» Your objective
Transcribe every entry word for word, leaving out all images.

» Given records
━━━━━━━━━━
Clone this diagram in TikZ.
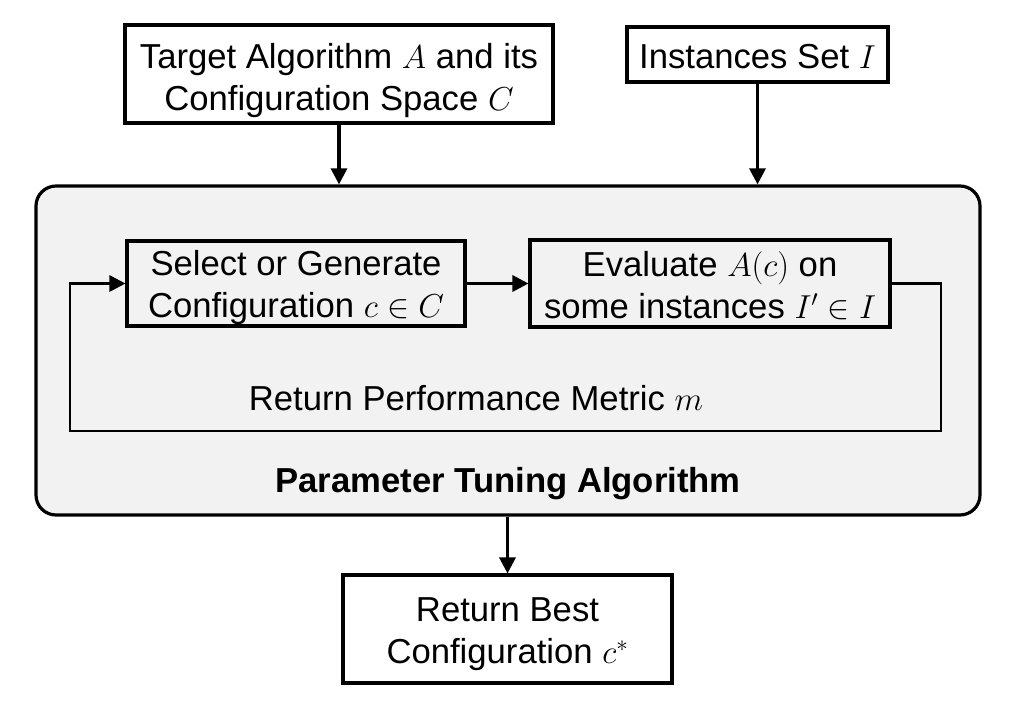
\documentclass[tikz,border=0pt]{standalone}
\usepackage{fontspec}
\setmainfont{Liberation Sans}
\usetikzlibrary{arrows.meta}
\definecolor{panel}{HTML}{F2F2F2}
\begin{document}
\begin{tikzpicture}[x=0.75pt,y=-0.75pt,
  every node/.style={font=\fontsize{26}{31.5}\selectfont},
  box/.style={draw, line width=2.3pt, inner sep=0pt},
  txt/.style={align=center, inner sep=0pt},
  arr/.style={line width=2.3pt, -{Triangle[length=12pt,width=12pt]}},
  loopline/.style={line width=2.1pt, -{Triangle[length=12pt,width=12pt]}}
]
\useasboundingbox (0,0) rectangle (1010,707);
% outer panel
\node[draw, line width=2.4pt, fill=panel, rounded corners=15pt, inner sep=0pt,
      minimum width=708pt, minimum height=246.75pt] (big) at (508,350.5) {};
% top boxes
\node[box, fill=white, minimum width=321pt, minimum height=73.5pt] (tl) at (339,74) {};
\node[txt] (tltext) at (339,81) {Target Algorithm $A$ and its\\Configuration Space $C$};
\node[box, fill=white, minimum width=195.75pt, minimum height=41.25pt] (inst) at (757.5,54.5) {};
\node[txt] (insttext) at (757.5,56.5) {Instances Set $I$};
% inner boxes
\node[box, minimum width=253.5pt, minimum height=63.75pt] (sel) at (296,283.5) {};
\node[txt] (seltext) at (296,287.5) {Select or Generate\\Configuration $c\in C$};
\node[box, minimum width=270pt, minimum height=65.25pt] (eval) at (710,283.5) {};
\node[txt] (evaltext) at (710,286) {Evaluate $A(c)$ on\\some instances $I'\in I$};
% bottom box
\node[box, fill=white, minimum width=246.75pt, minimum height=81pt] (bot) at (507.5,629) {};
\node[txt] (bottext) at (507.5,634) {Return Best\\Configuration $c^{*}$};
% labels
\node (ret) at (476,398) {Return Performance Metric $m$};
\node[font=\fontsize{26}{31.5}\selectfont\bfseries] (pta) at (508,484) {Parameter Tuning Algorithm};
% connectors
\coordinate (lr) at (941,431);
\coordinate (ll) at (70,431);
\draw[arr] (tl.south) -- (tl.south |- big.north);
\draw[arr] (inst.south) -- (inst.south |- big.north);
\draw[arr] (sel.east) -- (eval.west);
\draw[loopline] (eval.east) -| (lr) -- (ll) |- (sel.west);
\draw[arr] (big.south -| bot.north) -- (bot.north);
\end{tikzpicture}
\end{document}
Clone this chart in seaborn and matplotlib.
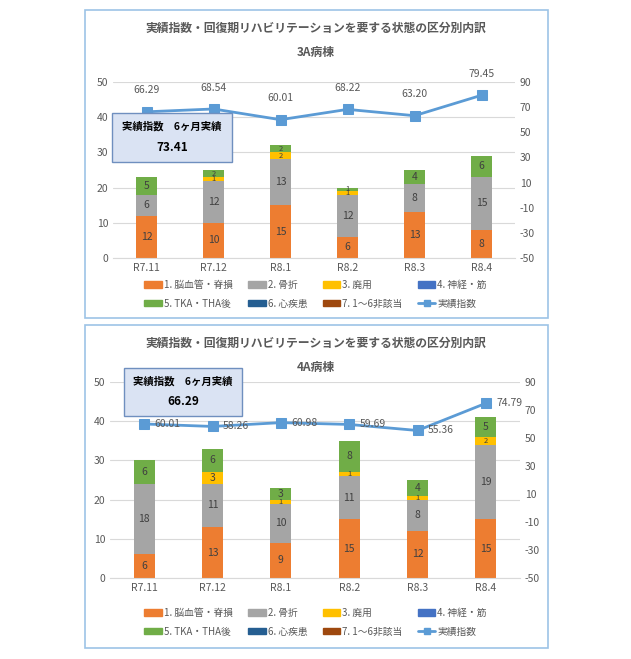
━━━━━━━━━━
» Task result
Clone this diagram in TikZ.
\documentclass[tikz,border=0pt]{standalone}
\usepackage{fontspec}
\setmainfont{Liberation Sans}
\usetikzlibrary{arrows.meta}
\definecolor{panel}{HTML}{F2F2F2}
\begin{document}
\begin{tikzpicture}[x=0.75pt,y=-0.75pt,
  every node/.style={font=\fontsize{26}{31.5}\selectfont},
  box/.style={draw, line width=2.3pt, inner sep=0pt},
  txt/.style={align=center, inner sep=0pt},
  arr/.style={line width=2.3pt, -{Triangle[length=12pt,width=12pt]}},
  loopline/.style={line width=2.1pt, -{Triangle[length=12pt,width=12pt]}}
]
\useasboundingbox (0,0) rectangle (1010,707);
% outer panel
\node[draw, line width=2.4pt, fill=panel, rounded corners=15pt, inner sep=0pt,
      minimum width=708pt, minimum height=246.75pt] (big) at (508,350.5) {};
% top boxes
\node[box, fill=white, minimum width=321pt, minimum height=73.5pt] (tl) at (339,74) {};
\node[txt] (tltext) at (339,81) {Target Algorithm $A$ and its\\Configuration Space $C$};
\node[box, fill=white, minimum width=195.75pt, minimum height=41.25pt] (inst) at (757.5,54.5) {};
\node[txt] (insttext) at (757.5,56.5) {Instances Set $I$};
% inner boxes
\node[box, minimum width=253.5pt, minimum height=63.75pt] (sel) at (296,283.5) {};
\node[txt] (seltext) at (296,287.5) {Select or Generate\\Configuration $c\in C$};
\node[box, minimum width=270pt, minimum height=65.25pt] (eval) at (710,283.5) {};
\node[txt] (evaltext) at (710,286) {Evaluate $A(c)$ on\\some instances $I'\in I$};
% bottom box
\node[box, fill=white, minimum width=246.75pt, minimum height=81pt] (bot) at (507.5,629) {};
\node[txt] (bottext) at (507.5,634) {Return Best\\Configuration $c^{*}$};
% labels
\node (ret) at (476,398) {Return Performance Metric $m$};
\node[font=\fontsize{26}{31.5}\selectfont\bfseries] (pta) at (508,484) {Parameter Tuning Algorithm};
% connectors
\coordinate (lr) at (941,431);
\coordinate (ll) at (70,431);
\draw[arr] (tl.south) -- (tl.south |- big.north);
\draw[arr] (inst.south) -- (inst.south |- big.north);
\draw[arr] (sel.east) -- (eval.west);
\draw[loopline] (eval.east) -| (lr) -- (ll) |- (sel.west);
\draw[arr] (big.south -| bot.north) -- (bot.north);
\end{tikzpicture}
\end{document}
Clone this chart in seaborn and matplotlib.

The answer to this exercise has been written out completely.